NYC and I are more than casual acquaintances, but not quite friends. Like a drunk girl with a crush, I’m knocking on New York’s door late at night, coyly asking “How do I get to know you better?” New York’s obvious disinterest in me can’t shake my infatuation.
So…off I go, armed with Time Out New York and friend recommendations to see and do. And eat and drink. Always eat and drink.
My first jaunt was on a crisp January Wednesday, shrouded in the scent of decaying Christmas trees forlornly lining the curbs: an appropriately bittersweet aroma for my life’s work. I delved into the Upper East Side.
You know how you go on the Interwebs to look something up, then you click a link and you end up deep in the bottomless rabbit hole of tangential information overload? Well, that’s how I discovered the Midtown Concert Series at Immanuel Lutheran Church on 88th Street and Lexington. Every Wednesday at 1:15pm, world class musicians perform pieces of classical music. For free! Free!
This week the Mozartean Players performed two Haydn Trios. They are serious musicians offering a little lunch-break respite. Despite the fact that I know nothing about classical music and I was the youngest person in the church by fifteen years, I loved the atmosphere of hushed joyfulness defying the mad rushing cacophony of the city. It was a perfect environment to ponder and reflect on a cold winter day. Bonus: learning about classical music is one of my life goals.
I took a brisk twenty-one block walk to the Frick Collection on 70th Street and 5th Avenue. It was just cold enough to sting my nose, but the sun was shining and I savor a never-traversed walking route. Being an art freak, I don’t know how I’ve never been to the Frick. I realized in Europe that small collections beat major art museums in quality of experience. The Uffizi, the Vatican Museums, the Metropolitan…they are overwhelming and emotionally draining. I much prefer the Villa Borghese in Rome, the Miro Foundation in Barcelona, and the Frick: they’re smaller, less crowded with obnoxious tourists taking pictures, and provide a sense of accomplishment. These collections take about three hours to fully explore, and no matter how much I geek out on art, that’s my threshold before I’m exhausted, hungry, and cross-eyed.
The Frick focuses mainly on “the Old Masters,” with some truly lovely Vermeers, Rembrandts, and El Grecos. My personal highlight: an old lady sitting on a couch under a giant Turner painting of Cologne, who took off her shoe and knee-high stocking to show something to her cronies. They were well-dressed, and looked like Upper East Side residents. These were not tourists from Jersey. Surrounded by mind-blowing, priceless paintings, she just had to show off her bunions or something.
I heart New York.
Geek Bonus: museum gift shops are my kryptonite. I impulse bought a set of magnets that display the signatures of 34 famous artists. Jealous?
Finally I met my beautiful, long-lost cousin for dinner at Uskudar Turkish Restaurant on Second Avenue between 73rd and 74th. I am not overly familiar with Turkish cuisine, so I was excited to try something new.

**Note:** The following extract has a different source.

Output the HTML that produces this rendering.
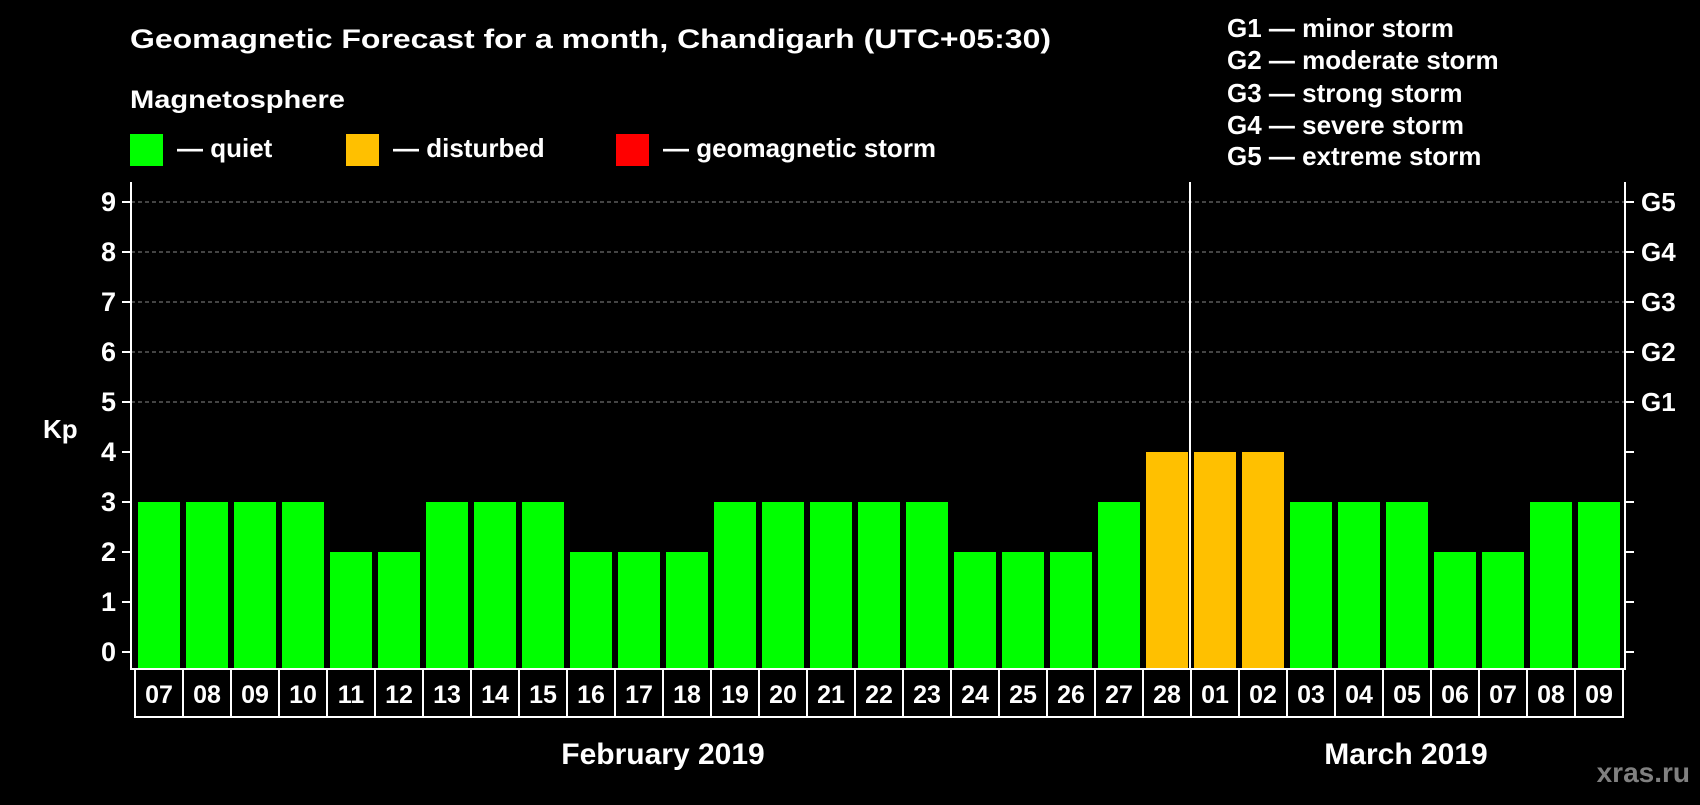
<!DOCTYPE html>
<html><head><meta charset="utf-8"><style>
body{margin:0;background:#000;width:1700px;height:800px;overflow:hidden}
svg text{font-family:"Liberation Sans",Arial,sans-serif;font-weight:bold;fill:#fff}
</style></head><body>
<svg width="1700" height="800">
<text x="130" y="48" font-size="27" textLength="921" lengthAdjust="spacingAndGlyphs">Geomagnetic Forecast for a month, Chandigarh (UTC+05:30)</text>
<text x="130" y="108" font-size="25" textLength="215" lengthAdjust="spacingAndGlyphs">Magnetosphere</text>
<rect x="130" y="134" width="33" height="32" fill="#00ff00"/>
<text x="177" y="157" font-size="26">— quiet</text>
<rect x="346" y="134" width="33" height="32" fill="#ffc000"/>
<text x="393" y="157" font-size="26">— disturbed</text>
<rect x="616" y="134" width="33" height="32" fill="#ff0000"/>
<text x="663" y="157" font-size="26">— geomagnetic storm</text>
<g font-size="26">
<text x="1227" y="37">G1 — minor storm</text>
<text x="1227" y="69">G2 — moderate storm</text>
<text x="1227" y="102">G3 — strong storm</text>
<text x="1227" y="134">G4 — severe storm</text>
<text x="1227" y="165">G5 — extreme storm</text>
</g>
<text x="43" y="438" font-size="26">Kp</text>
<g id="plot"></g>
<text x="663" y="764" font-size="30" text-anchor="middle">February 2019</text>
<text x="1406" y="764" font-size="30" text-anchor="middle">March 2019</text>
<text x="1690" y="782" font-size="28" text-anchor="end" style="fill:#808080">xras.ru</text>
</svg>
<script>
const days=["07","08","09","10","11","12","13","14","15","16","17","18","19","20","21","22","23","24","25","26","27","28","01","02","03","04","05","06","07","08","09"];
const kp=[3,3,3,3,2,2,3,3,3,2,2,2,3,3,3,3,3,2,2,2,3,4,4,4,3,3,3,2,2,3,3];
const yTicks=[0,1,2,3,4,5,6,7,8,9];
const gLabels=["","","","","","G1","G2","G3","G4","G5"];
const NS="http://www.w3.org/2000/svg";
const g=document.getElementById('plot');
const L=131,R=1625,T=182,B=669,x0=135,slot=48;
const y=v=>652-v*50;
const xs=i=>x0+i*slot;
function mk(t,a){const e=document.createElementNS(NS,t);for(const k in a)e.setAttribute(k,a[k]);g.appendChild(e);return e;}
yTicks.forEach(v=>{
 if(v>=5){const l=mk('line',{x1:L,x2:R,y1:y(v),y2:y(v),stroke:'#888','stroke-dasharray':'4,3','stroke-width':1});
 
 }
 const t1=mk('line',{x1:L-9,x2:L,y1:y(v),y2:y(v),stroke:'#fff','stroke-width':2});
 
 
 const t2=mk('line',{x1:R,x2:R+9,y1:y(v),y2:y(v),stroke:'#fff','stroke-width':2});
 
 
 const tx=mk('text',{x:116,y:y(v)+9,'text-anchor':'end','font-size':27});tx.textContent=v;
 
 
 if(gLabels[v]){const gl=mk('text',{x:1641,y:y(v)+9,'font-size':26});gl.textContent=gLabels[v];
 
 }
});
kp.forEach((v,i)=>{
 const b=mk('rect',{x:xs(i)+3,y:y(v),width:42,height:B-y(v)-1,fill:v>=5?'#ff0000':v>=4?'#ffc000':'#00ff00'});
 
 
 const c=mk('rect',{x:xs(i),y:B,width:slot,height:48,fill:'none',stroke:'#fff','stroke-width':2});
 
 
 const t=mk('text',{x:xs(i)+slot/2,y:B+34,'text-anchor':'middle','font-size':25});t.textContent=days[i];
 
 
});
const f=mk('path',{d:`M${L} ${T}V${B}H${R}V${T}`,fill:'none',stroke:'#fff','stroke-width':2});


const m=mk('line',{x1:xs(22)-1,x2:xs(22)-1,y1:T,y2:B,stroke:'#fff','stroke-width':2});


</script>
</body></html>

I ordered hunkar begendi: lamb served over pureed eggplant. It was seriously good. Thank goodness the boat made me more carnivorous. There as a time in my life when I never would have ordered lamb anything. Good food, good company.
New York City adventure #1: accomplished. I have big things planned for the next few months, but I’m hoping some unanticipated places and foods find me too. Still working on this half-researching, half-going-with-the-flow-serendipity thing.
I’m so grateful to live somewhere stimulating and inspiring. Why don’t you live here?